Прошло четыре года, за это время у Вити помимо увлечения книгами появилась страсть к музыке, исключительно классической, но особенно он увлёкся старинной музыкой. Он все время приносил в школу различные ноты, книги и на уроке или на перемене сидел и старательно их переписывал для себя, как правило, сидя один на задней парте. Учителя настолько привыкли к его поведению, поступкам, что сквозь пальцы смотрели на все его выходки: "Пусть делает, что хочет, лишь бы не мешал", - сказала как-то классная руководитель.

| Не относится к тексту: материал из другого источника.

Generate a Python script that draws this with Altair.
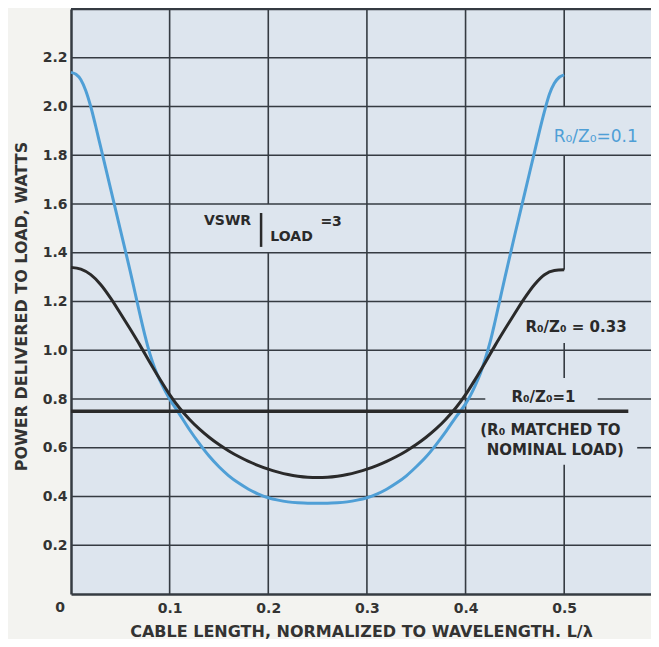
import altair as alt
import pandas as pd

# ---- data ----
blue_x = [0, 0.005, 0.01, 0.015, 0.02, 0.025, 0.03, 0.04, 0.05, 0.06, 0.065, 0.07, 0.075,
          0.08, 0.085, 0.09, 0.095, 0.10, 0.11, 0.12, 0.13, 0.14, 0.15, 0.16, 0.17, 0.18,
          0.19, 0.20, 0.21, 0.22, 0.23, 0.24, 0.25, 0.26, 0.27, 0.28, 0.29, 0.30, 0.31,
          0.32, 0.33, 0.34, 0.35, 0.36, 0.37, 0.38, 0.39, 0.40, 0.405, 0.41, 0.415, 0.42,
          0.425, 0.43, 0.435, 0.44, 0.45, 0.46, 0.47, 0.475, 0.48, 0.485, 0.49, 0.495, 0.50]
blue_y = [2.14, 2.132, 2.11, 2.065, 2.0, 1.92, 1.835, 1.665, 1.495, 1.325, 1.235, 1.145, 1.06,
          0.985, 0.925, 0.877, 0.837, 0.80, 0.738, 0.675, 0.618, 0.566, 0.522, 0.485, 0.455, 0.43,
          0.41, 0.395, 0.385, 0.378, 0.374, 0.372, 0.372, 0.372, 0.374, 0.378, 0.385, 0.395, 0.41,
          0.43, 0.455, 0.485, 0.522, 0.563, 0.612, 0.666, 0.725, 0.78, 0.815, 0.857, 0.905, 0.965,
          1.035, 1.12, 1.21, 1.30, 1.475, 1.645, 1.815, 1.90, 1.98, 2.05, 2.095, 2.12, 2.13]

black_x = [0, 0.01, 0.02, 0.03, 0.04, 0.05, 0.06, 0.07, 0.08, 0.09, 0.10, 0.11, 0.12,
           0.13, 0.14, 0.15, 0.16, 0.17, 0.18, 0.19, 0.20, 0.21, 0.22, 0.23, 0.24, 0.25,
           0.26, 0.27, 0.28, 0.29, 0.30, 0.31, 0.32, 0.33, 0.34, 0.35, 0.36, 0.37, 0.38,
           0.39, 0.40, 0.41, 0.42, 0.43, 0.44, 0.45, 0.46, 0.47, 0.48, 0.49, 0.50]
black_y = [1.34, 1.333, 1.31, 1.27, 1.215, 1.152, 1.087, 1.02, 0.95, 0.882, 0.818, 0.763, 0.717,
           0.677, 0.643, 0.613, 0.587, 0.564, 0.544, 0.527, 0.512, 0.50, 0.49, 0.483, 0.479, 0.478,
           0.479, 0.483, 0.49, 0.50, 0.512, 0.527, 0.544, 0.564, 0.587, 0.613, 0.643, 0.677, 0.717,
           0.763, 0.818, 0.882, 0.95, 1.02, 1.087, 1.152, 1.215, 1.27, 1.31, 1.327, 1.33]

matched_x = [0.0, 0.565]
matched_y = [0.75, 0.75]

x_ticks = [0.1, 0.2, 0.3, 0.4, 0.5]
y_ticks = [0.2, 0.4, 0.6, 0.8, 1.0, 1.2, 1.4, 1.6, 1.8, 2.0, 2.2]

X_MAX = 0.588
Y_MAX = 2.4

# grid segments; some are broken where the annotations sit
h_full = [0.2, 0.4, 1.0, 1.2, 1.4, 1.6, 1.8, 2.0, 2.2]
h_parts = [(0, 0.4, 0.6), (0.574, X_MAX, 0.6), (0, 0.42, 0.8), (0.534, X_MAX, 0.8)]
v_full = [0.1, 0.3, 0.4]
v_parts = [(0.2, 0, 1.4), (0.2, 1.6, Y_MAX), (0.5, 0, 0.53), (0.5, 0.886, 1.03),
           (0.5, 1.33, 1.8), (0.5, 2.0, Y_MAX)]

GRID = "#353b42"
INK = "#2a2a2a"
BLUE = "#4f9fd6"
FONT = "DejaVu Sans"

segs = []
for y in h_full:
    segs.append({"x1": 0, "x2": X_MAX, "y1": y, "y2": y})
for a, b, y in h_parts:
    segs.append({"x1": a, "x2": b, "y1": y, "y2": y})
for x in v_full:
    segs.append({"x1": x, "x2": x, "y1": 0, "y2": Y_MAX})
for x, a, b in v_parts:
    segs.append({"x1": x, "x2": x, "y1": a, "y2": b})
grid_df = pd.DataFrame(segs)

xs = alt.Scale(domain=[0, X_MAX], nice=False, zero=False)
ys = alt.Scale(domain=[0, Y_MAX], nice=False, zero=False)

x_axis = alt.Axis(values=x_ticks, format=".1f", grid=False, ticks=False, domain=True,
                  domainWidth=2.5, domainColor=GRID, labelPadding=7,
                  title="CABLE LENGTH, NORMALIZED TO WAVELENGTH. L/λ",
                  titleY=42, titleBaseline="alphabetic")
y_axis = alt.Axis(values=y_ticks, format=".1f", grid=False, ticks=False, domain=True,
                  domainWidth=2.5, domainColor=GRID, labelPadding=4,
                  title="POWER DELIVERED TO LOAD, WATTS", titleX=-45, titleY=297,
                  titleAlign="center", titleBaseline="alphabetic")

grid = alt.Chart(grid_df).mark_rule(color=GRID, strokeWidth=1.6).encode(
    x=alt.X("x1:Q", scale=xs, axis=x_axis), x2="x2:Q",
    y=alt.Y("y1:Q", scale=ys, axis=y_axis), y2="y2:Q")

top_border = alt.Chart(pd.DataFrame({"y": [Y_MAX]})).mark_rule(
    color=GRID, strokeWidth=2.5).encode(x=alt.value(0), x2=alt.value(580), y=alt.Y("y:Q", scale=ys))

blue = alt.Chart(pd.DataFrame({"x": blue_x, "y": blue_y})).mark_line(
    color=BLUE, strokeWidth=3, interpolate="monotone").encode(
    x=alt.X("x:Q", scale=xs), y=alt.Y("y:Q", scale=ys))
black = alt.Chart(pd.DataFrame({"x": black_x, "y": black_y})).mark_line(
    color=INK, strokeWidth=3, interpolate="monotone").encode(
    x=alt.X("x:Q", scale=xs), y=alt.Y("y:Q", scale=ys))
matched = alt.Chart(pd.DataFrame({"x": matched_x, "y": matched_y})).mark_line(
    color=INK, strokeWidth=3.5).encode(
    x=alt.X("x:Q", scale=xs), y=alt.Y("y:Q", scale=ys))

def label(text, x, y, color=INK, size=15, weight="bold", align="center"):
    return alt.Chart(pd.DataFrame({"x": [x], "y": [y], "t": [text]})).mark_text(
        color=color, font=FONT, fontSize=size, fontWeight=weight, align=align,
        baseline="middle").encode(x=alt.X("x:Q", scale=xs), y=alt.Y("y:Q", scale=ys), text="t:N")

labels = [
    label("R₀/Z₀=0.1", 0.532, 1.875, color=BLUE, size=17, weight="normal"),
    label("R₀/Z₀ = 0.33", 0.512, 1.095),
    label("R₀/Z₀=1", 0.479, 0.81),
    label("(R₀ MATCHED TO", 0.486, 0.672),
    label("NOMINAL LOAD)", 0.491, 0.59),
    label("VSWR", 0.1587, 1.53, size=14),
    label("LOAD", 0.2236, 1.465, size=14),
    label("=3", 0.2637, 1.526, size=14),
]

bar = alt.Chart(pd.DataFrame({"x": [0.1927], "y1": [1.424], "y2": [1.563]})).mark_rule(
    color=INK, strokeWidth=2.5).encode(x=alt.X("x:Q", scale=xs), y=alt.Y("y1:Q", scale=ys), y2="y2:Q")

zero = alt.Chart(pd.DataFrame({"x": [0], "y": [0], "t": ["0"]})).mark_text(
    color="#333333", font=FONT, fontSize=14, fontWeight="bold", dx=-11, dy=14).encode(
    x=alt.X("x:Q", scale=xs), y=alt.Y("y:Q", scale=ys), text="t:N")

chart = alt.layer(grid, top_border, blue, black, matched, bar, zero, *labels).properties(
    width=580, height=585,
    padding={"left": 63, "top": 1, "right": 0, "bottom": 45},
    autosize="none",
    background="#f3f3f0",
).configure_view(fill="#dde5ee", stroke=None).configure_axis(
    labelFont=FONT, labelFontSize=14, labelFontWeight="bold", labelColor="#333333",
    titleFont=FONT, titleFontSize=16, titleFontWeight="bold", titleColor="#333333")

chart.save("out.html", embed_options={"renderer": "svg", "actions": False})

В конце октября, Витя подсел на перемене к Поли и возбуждённо начал рассказывать, как они вчера с Андреем ходили в филармонию слушать вторую симфонию Чайковского, притом активно показывая звучание руками. "Ты бы только слышала, что там за четвёртая часть, это же ликование, единая радость бытия, и представляешь в основе ведь самая простая песня, вот оно настоящее, где все просто, незатейливо и в тоже время грандиозно!" Поля любила и понимала классическую музыку, но не настолько, чтобы разбираться в том, как вчера, например, звучала валторна или первый кларнет во второй части и сравнивать его с другими исполнениями, в том числе с первой редакцией симфонии, запись которого он слышал у Андрея.

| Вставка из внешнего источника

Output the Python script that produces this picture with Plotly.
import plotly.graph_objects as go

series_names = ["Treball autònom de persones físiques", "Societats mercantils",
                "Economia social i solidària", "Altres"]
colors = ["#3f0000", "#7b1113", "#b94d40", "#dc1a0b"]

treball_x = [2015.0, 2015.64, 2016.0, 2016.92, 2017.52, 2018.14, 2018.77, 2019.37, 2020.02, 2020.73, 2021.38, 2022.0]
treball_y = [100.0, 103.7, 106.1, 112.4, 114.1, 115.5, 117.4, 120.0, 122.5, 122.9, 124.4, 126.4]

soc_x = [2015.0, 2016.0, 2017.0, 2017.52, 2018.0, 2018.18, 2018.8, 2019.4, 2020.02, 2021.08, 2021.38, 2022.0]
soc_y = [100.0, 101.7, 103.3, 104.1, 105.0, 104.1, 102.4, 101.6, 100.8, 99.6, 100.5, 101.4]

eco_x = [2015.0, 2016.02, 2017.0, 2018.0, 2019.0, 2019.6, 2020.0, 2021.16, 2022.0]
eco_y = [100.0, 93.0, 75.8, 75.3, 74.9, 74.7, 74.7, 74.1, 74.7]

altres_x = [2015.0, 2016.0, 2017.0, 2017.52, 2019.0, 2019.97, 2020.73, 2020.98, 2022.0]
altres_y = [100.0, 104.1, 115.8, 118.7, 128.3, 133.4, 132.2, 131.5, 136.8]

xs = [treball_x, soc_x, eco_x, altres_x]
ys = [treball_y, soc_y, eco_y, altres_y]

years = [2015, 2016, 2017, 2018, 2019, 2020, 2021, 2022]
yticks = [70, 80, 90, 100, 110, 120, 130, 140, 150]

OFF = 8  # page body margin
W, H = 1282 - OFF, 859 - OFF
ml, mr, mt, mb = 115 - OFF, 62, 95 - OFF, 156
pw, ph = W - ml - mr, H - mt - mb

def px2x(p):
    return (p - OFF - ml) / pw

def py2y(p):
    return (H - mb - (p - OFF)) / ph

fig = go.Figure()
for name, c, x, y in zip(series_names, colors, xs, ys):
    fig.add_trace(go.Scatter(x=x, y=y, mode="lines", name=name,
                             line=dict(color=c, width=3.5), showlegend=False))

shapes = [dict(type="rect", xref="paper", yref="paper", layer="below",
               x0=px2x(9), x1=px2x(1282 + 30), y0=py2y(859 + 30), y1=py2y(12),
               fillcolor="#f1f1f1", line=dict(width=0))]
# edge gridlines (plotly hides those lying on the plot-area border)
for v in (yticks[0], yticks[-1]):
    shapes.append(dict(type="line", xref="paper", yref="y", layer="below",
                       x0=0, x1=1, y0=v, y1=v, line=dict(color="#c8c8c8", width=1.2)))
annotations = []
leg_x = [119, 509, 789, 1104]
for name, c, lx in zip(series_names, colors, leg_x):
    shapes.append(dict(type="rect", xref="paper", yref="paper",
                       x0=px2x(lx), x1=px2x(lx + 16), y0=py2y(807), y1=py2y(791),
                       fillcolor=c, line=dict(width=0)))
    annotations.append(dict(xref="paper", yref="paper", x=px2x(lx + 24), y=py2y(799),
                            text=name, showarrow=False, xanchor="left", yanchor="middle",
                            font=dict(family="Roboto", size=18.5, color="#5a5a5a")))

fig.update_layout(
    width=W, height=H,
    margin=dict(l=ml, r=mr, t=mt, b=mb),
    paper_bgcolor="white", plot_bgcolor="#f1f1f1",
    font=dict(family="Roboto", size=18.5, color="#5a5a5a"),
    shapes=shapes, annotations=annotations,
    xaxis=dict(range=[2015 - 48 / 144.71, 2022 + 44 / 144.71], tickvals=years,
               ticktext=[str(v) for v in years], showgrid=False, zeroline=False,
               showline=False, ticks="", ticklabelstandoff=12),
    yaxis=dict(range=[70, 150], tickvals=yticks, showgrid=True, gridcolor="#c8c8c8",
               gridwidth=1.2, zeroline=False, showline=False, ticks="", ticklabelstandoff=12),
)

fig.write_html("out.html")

- Ты сегодня на игру придёшь..., сегодня в три?", - когда прозвенел звонок на урок и уже вставая, спросил Витя.
- Приду, - безразлично кивнув, согласилась Поля, - а где?

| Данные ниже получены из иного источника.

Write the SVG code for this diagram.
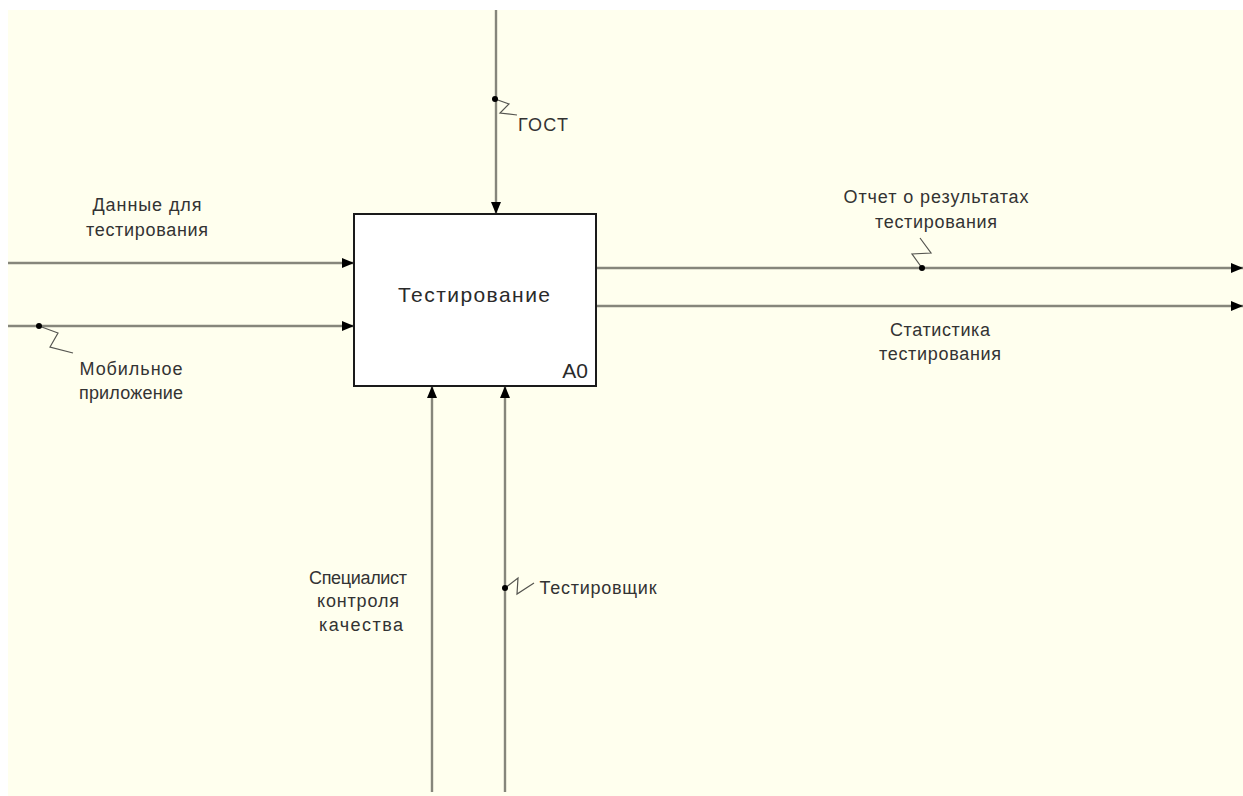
<svg xmlns="http://www.w3.org/2000/svg" width="1243" height="796" viewBox="0 0 1243 796">
  <style>
    .bg { fill: #ffffee; }
    .arrow { fill: none; stroke: #86867b; stroke-width: 2.4; }
    .squig { fill: none; stroke: #555550; stroke-width: 1.2; }
    .dot { fill: #000; }
    .box { fill: #ffffff; stroke: #1a1a1a; stroke-width: 2; }
    .lbl { font-family: "Liberation Sans", Arial, sans-serif; font-size: 18px; fill: #333333; text-anchor: middle; }
    .title { font-family: "Liberation Sans", Arial, sans-serif; font-size: 21px; fill: #2a2a2a; text-anchor: middle; }
    .num { font-family: "Liberation Sans", Arial, sans-serif; font-size: 21px; fill: #2a2a2a; text-anchor: end; }
  </style>
  <defs>
    <marker id="head" viewBox="0 0 12 10" refX="12" refY="5" markerWidth="12" markerHeight="10" markerUnits="userSpaceOnUse" orient="auto">
      <path d="M0,0 L12,5 L0,10 Z" fill="#000"/>
    </marker>
  </defs>

  <rect width="1243" height="796" fill="#ffffff"/>
  <rect class="bg" x="8" y="10" width="1235" height="786"/>

  <!-- connectors -->
  <g id="connectors">
    <!-- control -->
    <line class="arrow" x1="496" y1="10" x2="496" y2="214" marker-end="url(#head)"/>
    <!-- inputs -->
    <line class="arrow" x1="8" y1="263" x2="354" y2="263" marker-end="url(#head)"/>
    <line class="arrow" x1="8" y1="326" x2="354" y2="326" marker-end="url(#head)"/>
    <!-- outputs -->
    <line class="arrow" x1="596" y1="268" x2="1243" y2="268" marker-end="url(#head)"/>
    <line class="arrow" x1="596" y1="306" x2="1243" y2="306" marker-end="url(#head)"/>
    <!-- mechanisms -->
    <line class="arrow" x1="432" y1="792" x2="432" y2="386" marker-end="url(#head)"/>
    <line class="arrow" x1="505" y1="792" x2="505" y2="386" marker-end="url(#head)"/>

    <!-- label squiggles -->
    <polyline class="squig" points="495,99 509,104 500,113 517,115"/>
    <circle class="dot" cx="495" cy="99" r="3"/>
    <polyline class="squig" points="39,326 58,333 50,347 73,353"/>
    <circle class="dot" cx="39" cy="326" r="3"/>
    <polyline class="squig" points="922,268 912,254 931,253 920,238"/>
    <circle class="dot" cx="922" cy="268" r="3"/>
    <polyline class="squig" points="505,588 518,578 517,594 534,583"/>
    <circle class="dot" cx="505" cy="588" r="3"/>

    <!-- arrow labels -->
    <text class="lbl" x="543" y="131" textLength="50">ГОСТ</text>
    <text class="lbl" x="147" y="211" textLength="109">Данные для</text>
    <text class="lbl" x="147" y="236" textLength="122">тестирования</text>
    <text class="lbl" x="131" y="375" textLength="103">Мобильное</text>
    <text class="lbl" x="131" y="399" textLength="104">приложение</text>
    <text class="lbl" x="936" y="203" textLength="185">Отчет о результатах</text>
    <text class="lbl" x="936" y="228" textLength="122">тестирования</text>
    <text class="lbl" x="940" y="336" textLength="100">Статистика</text>
    <text class="lbl" x="940" y="360" textLength="122">тестирования</text>
    <text class="lbl" x="358" y="584" textLength="98">Специалист</text>
    <text class="lbl" x="358" y="607" textLength="82">контроля</text>
    <text class="lbl" x="361" y="631" textLength="84">качества</text>
    <text class="lbl" x="598" y="594" textLength="117">Тестировщик</text>
  </g>

  <!-- activity box -->
  <g id="node-A0">
    <rect class="box" x="354" y="214" width="242" height="172"/>
    <text class="title" x="474" y="302" textLength="152">Тестирование</text>
    <text class="num" x="588" y="378">A0</text>
  </g>
</svg>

- Там, за заводом на берегу, при выезде, мы там ещё весной играли, помнишь...?"
- Да помню, хорошо приду.
"Душа стремится ввысь к свободе
В безличие своём найдёт покой она на месте
И радость бытия не омрачит тот вечный ей покой
В величие она себя постигнет
И не увидят здесь ни слезы пот и стон
И нет здесь радости лишь заточенье
И я пленён полётом не увидев сон"
В школе один из учителей физкультуры бывший известный футболист параллельно вёл футбольную секцию, и Витя, со своим другом Андреем, играли за школу. Андрей был старше на три года Вити и Поли, он одинаково хорошо мог играть и в нападении, и в полузащите, но вынужден был стоять в воротах, потому что лучше вратаря, чем он было не найти. Андрей был очень тихим и стеснительным, всегда независимо от того, с кем он шёл и куда, он шёл сзади чуть поодаль, всегда в помещение заходил последним, ни с кем никогда не спорил и даже если был не согласен с собеседником, ограничивался восклицанием: "Да, конечно я вас понял". Учитель истории как-то на уроке упомянула Андрея, сказав задумчиво: "У меня за многолетнюю практику никогда не было такого ученика". Что она имела в виду? А потом добавила: "Я один раз ради эксперимента на уроке спрашиваю, кто готов отвечать и задаю вопрос по теме, которую мы только через полгода должны по программе изучать, а Андрей, как ни в чем не бывало, поднимает руку и отвечает так, как если бы мы только вчера эту тему разбирали. У меня даже сложилось впечатление, что он и не заметил подвоха". Андрей жил вдвоём с мамой, отец у него в своё время, известный музыкант, умер, когда Андрею исполнилось десять лет. Старинный приятель отца пригласил Андрея учиться в музыкальной школе, где тот преподавал, на инструменте отца - фаготе. У этого же педагога в музыкальной школе учился и Витя.